The government will offer incentives of ₹10,683 crore over five years to textile makers, Union ministers Anurag Thakur and Piyush Goyal told reporters after a cabinet meeting.
The scheme focuses on synthetic textiles, where India lacks global competitiveness and specialty textiles that are used in aerospace, automotive, construction, marine and medical sectors.
“Leveraging economies of scale, the scheme will help Indian companies emerge as global champions," Goyal said. The scheme, the government said, will help create more than 750,000 direct jobs and many more in ancillaries.
It is expected to pave the way for the participation of women in large numbers, result in fresh investments of more than ₹19,000 crore and additional sales of more than ₹3 trillion over five years, Goyal said. Priority will be accorded to investment in backward districts and small towns. The scheme will benefit Gujarat, Uttar Pradesh, Maharashtra, Tamil Nadu, Punjab, Andhra Pradesh, Telangana and Odisha, said an official statement.

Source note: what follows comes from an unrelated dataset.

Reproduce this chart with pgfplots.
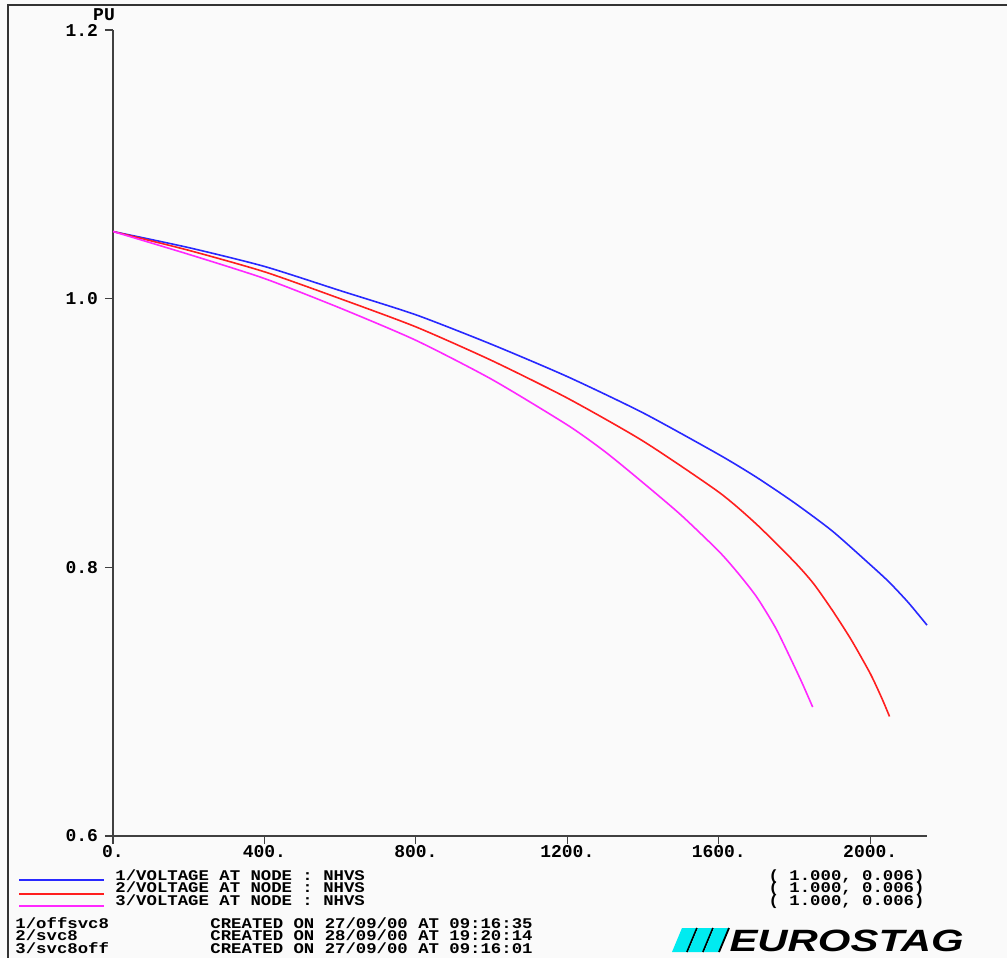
\documentclass[border=0pt]{standalone}
\usepackage{pgfplots}
\pgfplotsset{compat=1.18}
\usepackage{fontspec}
\newfontfamily\plotfont{Liberation Mono}
\newfontfamily\logofont{Liberation Sans}
\definecolor{bgcol}{RGB}{250,250,250}
\definecolor{curveA}{RGB}{40,40,255}
\definecolor{curveB}{RGB}{255,30,30}
\definecolor{curveC}{RGB}{255,40,255}
\definecolor{logocyan}{RGB}{0,235,240}
\newcommand{\pf}{\plotfont\bfseries\fontsize{9}{10}\selectfont}
\newcommand{\smallpf}{\plotfont\bfseries\fontsize{7.4}{8}\selectfont}
\tikzset{small line/.style={font=\smallpf, inner sep=0pt, xscale=1.17}}

\begin{document}
\begin{tikzpicture}
% page frame, 1 unit = 0.5pt, y downwards
\begin{scope}[x=0.5pt,y=-0.5pt]
  \fill[bgcol] (0,0) rectangle (1007,958);
  \path[use as bounding box] (0,0) rectangle (1007,958);
  \draw[line width=1.1pt,black!80] (1007,5) -- (8,5) -- (8,958);
\end{scope}

\begin{axis}[
  at={(56.5pt,-418pt)}, anchor=south west,
  scale only axis, width=407pt, height=403pt,
  xmin=0, xmax=2150, ymin=0.6, ymax=1.2,
  axis x line=bottom, axis y line=left,
  axis line style={-, line width=0.8pt, black!75},
  xtick={0,400,800,1200,1600,2000},
  xticklabels={0.,400.,800.,1200.,1600.,2000.},
  ytick={0.6,0.8,1.0,1.2},
  yticklabels={0.6,0.8,1.0,1.2},
  tick style={line width=0.6pt, black!75},
  tick align=outside,
  major tick length=4pt,
  ticklabel style={font=\pf},
  xticklabel style={yshift=3pt},
  clip=false,
  every axis plot/.append style={line width=0.8pt, smooth, tension=0.4},
]
% 1/offsvc8
\addplot[curveA] coordinates {
  (0,1.050) (200,1.038) (400,1.024) (600,1.006) (800,0.988)
  (1000,0.966) (1200,0.942) (1400,0.915) (1600,0.884) (1700,0.867)
  (1800,0.848) (1900,0.827) (2000,0.802) (2050,0.789) (2100,0.774)
  (2150,0.757)};
% 2/svc8
\addplot[curveB] coordinates {
  (0,1.050) (200,1.036) (400,1.020) (600,1.000) (800,0.979)
  (1000,0.954) (1200,0.926) (1400,0.894) (1600,0.856) (1700,0.832)
  (1800,0.804) (1850,0.788) (1900,0.768) (1950,0.746) (2000,0.721)
  (2030,0.703) (2051,0.689)};
% 3/svc8off
\addplot[curveC] coordinates {
  (0,1.050) (200,1.033) (400,1.015) (600,0.993) (800,0.969)
  (1000,0.940) (1200,0.906) (1300,0.886) (1400,0.863) (1500,0.839)
  (1600,0.812) (1650,0.796) (1700,0.778) (1750,0.755) (1790,0.732)
  (1820,0.714) (1848,0.696)};
\end{axis}

\begin{scope}[x=0.5pt,y=-0.5pt]
  \node[font=\pf, inner sep=0pt] at (104,15) {PU};
  % legend keys
  \draw[curveA, line width=0.8pt] (19,880) -- (104,880);
  \draw[curveB, line width=0.8pt] (19,894) -- (104,894);
  \draw[curveC, line width=0.8pt] (19,906) -- (104,906);
  \node[small line, anchor=base west] at (115,880) {1/VOLTAGE AT NODE : NHVS};
  \node[small line, anchor=base west] at (115,892.5) {2/VOLTAGE AT NODE : NHVS};
  \node[small line, anchor=base west] at (115,905) {3/VOLTAGE AT NODE : NHVS};
  \node[small line, anchor=base east] at (925,880) {( 1.000, 0.006)};
  \node[small line, anchor=base east] at (925,892.5) {( 1.000, 0.006)};
  \node[small line, anchor=base east] at (925,905) {( 1.000, 0.006)};
  % run names and dates
  \node[small line, anchor=base west] at (15,928) {1/offsvc8};
  \node[small line, anchor=base west] at (15,940.5) {2/svc8};
  \node[small line, anchor=base west] at (15,953) {3/svc8off};
  \node[small line, anchor=base west] at (210,928) {CREATED ON 27/09/00 AT 09:16:35};
  \node[small line, anchor=base west] at (210,940.5) {CREATED ON 28/09/00 AT 19:20:14};
  \node[small line, anchor=base west] at (210,953) {CREATED ON 27/09/00 AT 09:16:01};
  % logo
  \foreach \s in {672,688,704} {
    \fill[logocyan] (\s,952) -- (\s+15,952) -- (\s+25,928) -- (\s+10,928) -- cycle;
    \draw[black, line width=0.9pt] (\s+15,952) -- (\s+25,928);
  }
  \node[font=\logofont\bfseries\itshape\fontsize{15.4}{16}\selectfont, anchor=base west,
        inner sep=0pt, xscale=1.36] at (729,951) {EUROSTAG};
\end{scope}
\end{tikzpicture}
\end{document}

The scheme offers two kinds of investment opportunities. One of them is for large integrated units, where the minimum investment is ₹300 crore in the plant, machinery and civil works, excluding land costs. In the second category, investors have to put in at least ₹100 crore to participate. Textiles is one of 13 sectors where PLI schemes were announced during Union Budget 2021-22 with an outlay of ₹1.97 trillion to give a boost to domestic manufacturing. The schemes are expected to result in incremental production in these 13 sectors to around ₹37.5 trillion over five years and offer new jobs to nearly 10 million people in the same period.
In a separate decision, the Cabinet Committee on Economic Affairs (CCEA) approved an increase in the minimum support prices (MSP) for all mandated Rabi crops for the 2022-23 marketing season.
The highest absolute increase in minimum support price over the previous year was recommended for lentil (masur), rapeseed and mustard (by ₹400 per quintal each), followed by gram (by ₹130 per quintal) and safflower (by ₹114 per quintal). The measure is also aimed at encouraging crop diversification.
The increase in MSP for Rabi crops for the 2022-23 season is in line with the Union budget of 2018-19, which fixed MSPs at a level of at least 1.5 times the all-India weighted average cost of production, aiming at a reasonably fair remuneration for the fanners.
The expected returns to farmers over their cost of production are estimated to be highest for wheat and rapeseed and mustard (100% each), followed by lentil (79%), gram (74%), barley (60%) and safflower (50%).
Concerted efforts were made over the last few years to realign MSPs in favour of oilseeds, pulses and coarse cereals to encourage farmers to put larger areas under these crops and adopt the best technologies and farm practices to boost output.